Post by adam.wilko »

So I did a bit of tinkering, just emulating things in software with Unity, as I don't have the requisite knowledge to put a board together.

First, I have a position with a single small acceleration value being added to it per frame, it very quickly accelerates out of control, similar to the video above, but I made it drift even faster.

Then, for the hell of it, I tried iterating the sensor error 5 times and just using the average, reasoning that additional samples would make a parabolic distribution and that would smooth things out, and sure it helped a little but not enough. I had to add at least 20 iterations before seeing decent stability, and even then, it depends entirely on the errors being properly random, which is probably not the case with real sensors.

Next, going back to assuming that the default state of the head is stationary, instead of taking the average of all simulated sensor errors, I took only the one that has the least acceleration / most deceleration - in other words the one with the lowest dot product vs the current velocity. With just 3 sensors it is pretty good, but with 5 it immediately becomes very solid and stable. With error amounts amplified to the extent that the single sensor version exceeds the limits of Unity's coordinate space in just a few seconds, the 5 sensor version has zero drift.

The downsides: After I add some velocity manually with the arrow keys, it takes quite a while (maybe 10 seconds) but the errors do eventually accumulate, only now they accumulate to stop the motion entirely instead of driving it faster. This also means that under real acceleration you would only move as fast as the slowest sensor.

This is before you even start having the sensors compare notes to detect and counter the errors, or using gyro and rotation to cross check positions with a bit of trig, let alone applying some simple machine learning to the whole thing.

So, yeah. Without physically building something I cannot be sure. Maybe the sensors will all error in the same direction at the same time because of some common internal mechanism? Maybe physically mounting the sensors at different angles would be enough to counter that?

In any case, just taking a larger sample size and erring on the side of deceleration is extremely effective, at least in the simulated case where the input error is random. It is so effective that it is pointless for me to try more advanced solutions to further correct drift, because there isn't any drift with 5 sensors.

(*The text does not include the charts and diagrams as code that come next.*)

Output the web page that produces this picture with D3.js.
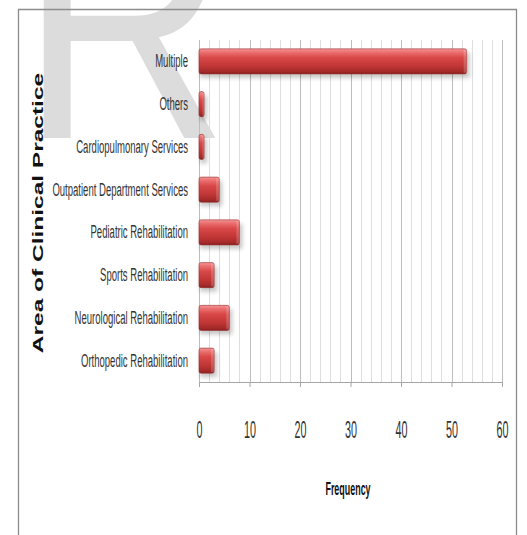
<!DOCTYPE html>
<html>
<head>
<meta charset="utf-8">
<script src="https://cdn.jsdelivr.net/npm/d3@7"></script>
<style>
  html, body { margin: 0; padding: 0; background: #fff; }
  svg { display: block; }
  text { font-family: "Liberation Sans", Arial, sans-serif; }
</style>
</head>
<body>
<svg id="chart" width="527" height="535"></svg>
<script>
// ---- data ----
const categories = [
  "Multiple",
  "Others",
  "Cardiopulmonary Services",
  "Outpatient Department Services",
  "Pediatric Rehabilitation",
  "Sports Rehabilitation",
  "Neurological Rehabilitation",
  "Orthopedic Rehabilitation"
];
const frequency = [53, 1, 1, 4, 8, 3, 6, 3];
const xTicks = [0, 10, 20, 30, 40, 50, 60];
const xTitle = "Frequency";
const yTitle = "Area of Clinical Practice";

// ---- layout ----
const svg = d3.select("#chart");
const plot = { left: 199, right: 502, top: 40, bottom: 382 };

const x = d3.scaleLinear().domain([0, 60]).range([plot.left, plot.right]);
const y = d3.scaleBand().domain(categories).range([plot.top, plot.bottom])
  .paddingInner(0.415).paddingOuter(0.2075);

// defs
const defs = svg.append("defs");
const grad = defs.append("linearGradient").attr("id", "barGrad")
  .attr("x1", 0).attr("y1", 0).attr("x2", 0).attr("y2", 1);
[[0, "#f49a9a"], [0.12, "#ec7373"], [0.35, "#d94848"], [0.7, "#c03535"], [0.9, "#a62a2a"], [1, "#8a2020"]]
  .forEach(([o, c]) => grad.append("stop").attr("offset", o).attr("stop-color", c));
const blur = defs.append("filter").attr("id", "shadow").attr("x", "-20%").attr("y", "-50%").attr("width", "140%").attr("height", "200%");
blur.append("feGaussianBlur").attr("stdDeviation", 2.2);

// watermark R
svg.append("text")
  .attr("transform", "translate(20,138) scale(0.85,1)")
  .attr("font-size", 340)
  .attr("fill", "#dcdcdc")
  .text("R");

// frame
svg.append("path")
  .attr("d", "M18.5,540 V9.5 H516.5 V540")
  .attr("fill", "none").attr("stroke", "#8c8c8c").attr("stroke-width", 1.3);

// gridlines
const gridVals = d3.range(0, 61, 2);
svg.append("g").selectAll("line").data(gridVals).join("line")
  .attr("x1", d => Math.round(x(d)) + 0.5).attr("x2", d => Math.round(x(d)) + 0.5)
  .attr("y1", plot.top).attr("y2", plot.bottom)
  .attr("stroke", d => d % 10 === 0 ? "#bdbdbd" : "#dedede")
  .attr("stroke-width", 1);

// x axis
const xAxis = svg.append("g").attr("transform", `translate(0,${plot.bottom})`)
  .call(d3.axisBottom(x).tickValues(xTicks).tickSize(5).tickSizeOuter(0));
xAxis.select(".domain").attr("stroke", "#a6a6a6");
xAxis.selectAll(".tick line").attr("stroke", "#a6a6a6");
xAxis.selectAll(".tick text")
  .attr("y", 0).attr("dy", 0)
  .attr("transform", "translate(0,56) scale(0.45,1)")
  .attr("font-size", 24)
  .attr("font-family", "'Liberation Sans', Arial, sans-serif")
  .attr("fill", "#333");

// bar shadows
svg.append("g").selectAll("rect").data(categories).join("rect")
  .attr("x", x(0) + 1)
  .attr("y", d => y(d) + 4)
  .attr("width", (d, i) => x(frequency[i]) - x(0) + 2)
  .attr("height", y.bandwidth())
  .attr("fill", "#000").attr("opacity", 0.22)
  .attr("filter", "url(#shadow)");

// bars
svg.append("g").selectAll("rect").data(categories).join("rect")
  .attr("x", x(0))
  .attr("y", d => y(d))
  .attr("width", (d, i) => x(frequency[i]) - x(0))
  .attr("height", y.bandwidth())
  .attr("rx", 2)
  .attr("fill", "url(#barGrad)")
  .attr("stroke", "#9a2a2a").attr("stroke-width", 0.6);

// end highlights
svg.append("g").selectAll("rect").data(categories).join("rect")
  .attr("x", (d, i) => x(frequency[i]) - Math.min(3, (x(frequency[i]) - x(0)) / 3))
  .attr("y", d => y(d) + 1)
  .attr("width", (d, i) => Math.min(3, (x(frequency[i]) - x(0)) / 3))
  .attr("height", y.bandwidth() - 2)
  .attr("fill", "#fff").attr("opacity", 0.18);

// y axis labels
const yAxis = svg.append("g").attr("transform", `translate(${plot.left},0)`)
  .call(d3.axisLeft(y).tickSize(0));
yAxis.select(".domain").remove();
const sxLab = 0.53;
yAxis.selectAll(".tick text")
  .attr("x", 0)
  .attr("dy", "0.33em")
  .attr("transform", `translate(-11,0) scale(${sxLab},1)`)
  .attr("font-size", 18)
  .attr("font-family", "'Liberation Sans', Arial, sans-serif")
  .attr("fill", "#333");

// x title
svg.append("text")
  .attr("transform", "translate(348,495) scale(0.47,1)")
  .attr("text-anchor", "middle")
  .attr("font-size", 19).attr("font-weight", "bold")
  .attr("fill", "#111")
  .text(xTitle);

// y title
svg.append("text")
  .attr("transform", "translate(43,213) rotate(-90) scale(1.75,1)")
  .attr("text-anchor", "middle")
  .attr("font-size", 14).attr("font-weight", "bold")
  .attr("fill", "#111")
  .text(yTitle);
</script>
</body>
</html>
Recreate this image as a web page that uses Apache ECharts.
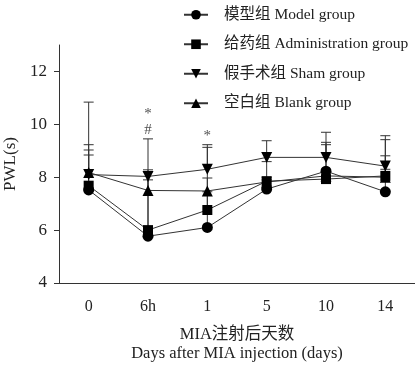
<!DOCTYPE html>
<html><head><meta charset="utf-8">
<script src="https://cdn.jsdelivr.net/npm/echarts@6/dist/echarts.min.js"></script>
<style>html,body{margin:0;padding:0;background:#fff}#c{width:415px;height:365px}</style>
</head><body><div id="c"></div><script>
const categories = ['0', '6h', '1', '5', '10', '14'];
const yTicks = [4, 6, 8, 10, 12];
const seriesNames = ['模型组 Model group', '给药组 Administration group', '假手术组 Sham group', '空白组 Blank group'];
const modelMean  = [7.52, 5.77, 6.10, 7.55, 8.23, 7.45];
const modelUpper = [8.84, 8.20, 7.45, 7.90, 9.32, 8.81];
const adminMean  = [7.68, 6.00, 6.76, 7.85, 7.93, 8.05];
const adminUpper = [9.03, 8.28, 9.13, 8.00, 9.23, 9.42];
const shamMean   = [8.10, 8.03, 8.30, 8.75, 8.75, 8.42];
const shamUpper  = [10.84, 9.45, 9.23, 9.38, 9.70, 9.57];
const blankMean  = [8.18, 7.50, 7.48, 7.82, 8.05, 8.00];
const blankUpper = [9.23, 7.90, 7.97, 8.59, 8.30, 8.30];
const annotCat  = ['6h', '6h', '1'];
const annotY    = [10.40, 9.80, 9.55];
const annotText = ['*', '#', '*'];

const FONT = "'Liberation Serif', 'Noto Sans CJK SC', serif";
const INK = '#222';
const downTri = 'path://M0,0L10,0L5,9Z';

const means = [modelMean, adminMean, shamMean, blankMean];
const uppers = [modelUpper, adminUpper, shamUpper, blankUpper];
const symbols = ['circle', 'rect', downTri, 'triangle'];

const series = [];
means.forEach((m, i) => {
  series.push({
    type: 'line', name: seriesNames[i], data: m,
    symbol: symbols[i], symbolSize: i === 1 ? 10 : 11,
    lineStyle: { color: '#333', width: 1 },
    itemStyle: { color: '#000' },
    z: 3, animation: false
  });
});
const ebData = [];
uppers.forEach((u, i) => u.forEach((v, j) => ebData.push([j, means[i][j], v])));
series.push({
  type: 'custom', z: 2, animation: false, silent: true,
  data: ebData,
  renderItem: function (params, api) {
    const x = api.value(0);
    const p0 = api.coord([x, api.value(1)]);
    const p1 = api.coord([x, api.value(2)]);
    const w = 5;
    return {
      type: 'group', children: [
        { type: 'line', shape: { x1: p0[0], y1: p0[1], x2: p1[0], y2: p1[1] }, style: { stroke: '#333', lineWidth: 1 } },
        { type: 'line', shape: { x1: p1[0] - w, y1: p1[1], x2: p1[0] + w, y2: p1[1] }, style: { stroke: '#333', lineWidth: 1 } }
      ]
    };
  }
});
series.push({
  type: 'scatter', symbolSize: 0, silent: true, animation: false,
  data: annotCat.map((c, k) => ({ value: [c, annotY[k]], name: annotText[k] })),
  label: { show: true, position: 'inside', formatter: p => p.name, color: INK, fontFamily: FONT, fontSize: 15 }
});

const chart = echarts.init(document.getElementById('c'), null, { renderer: 'canvas' });
chart.setOption({
  backgroundColor: '#fff',
  animation: false,
  grid: { left: 59, right: 0, top: 45, bottom: 82, containLabel: false, outerBoundsMode: 'none' },
  legend: {
    orient: 'vertical', left: 178, top: 2,
    itemWidth: 24, itemHeight: 12, itemGap: 14,
    textStyle: { fontFamily: FONT, fontSize: 15.5, color: INK, padding: [0, 0, 0, 11] },
    data: seriesNames
  },
  xAxis: {
    type: 'category', data: categories, boundaryGap: true,
    axisLine: { lineStyle: { color: '#333', width: 1 } },
    axisTick: { alignWithLabel: true, length: 5, lineStyle: { color: '#333' } },
    axisLabel: { color: INK, fontFamily: FONT, fontSize: 16, margin: 16 },
    name: 'MIA注射后天数\nDays after MIA injection (days)',
    nameLocation: 'middle', nameGap: 42,
    nameTextStyle: { color: INK, fontFamily: FONT, fontSize: 16.5, lineHeight: 19 }
  },
  yAxis: {
    type: 'value', min: 4, max: 13, interval: 1,
    axisLine: { show: true, lineStyle: { color: '#333', width: 1 } },
    axisTick: { show: true, length: 5, customValues: yTicks, lineStyle: { color: '#333' } },
    axisLabel: { color: INK, fontFamily: FONT, fontSize: 17, margin: 12, customValues: yTicks },
    splitLine: { show: false },
    name: 'PWL(s)', nameLocation: 'middle', nameGap: 31, nameRotate: 90,
    nameTextStyle: { color: INK, fontFamily: FONT, fontSize: 17 }
  },
  series: series
});
</script></body></html>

I suspect that sensor error will have physical causes behind them and not be random, and also guess the zero point might get a little offset, so it might report the same or similar vector many times in a row. If that is the case, and the sensors are all differently angled it should be very easy to spot the miscalibration and continually re-zero each sensor at 1000Hz by storing the current known errors and using them as offsets on the next set of inputs.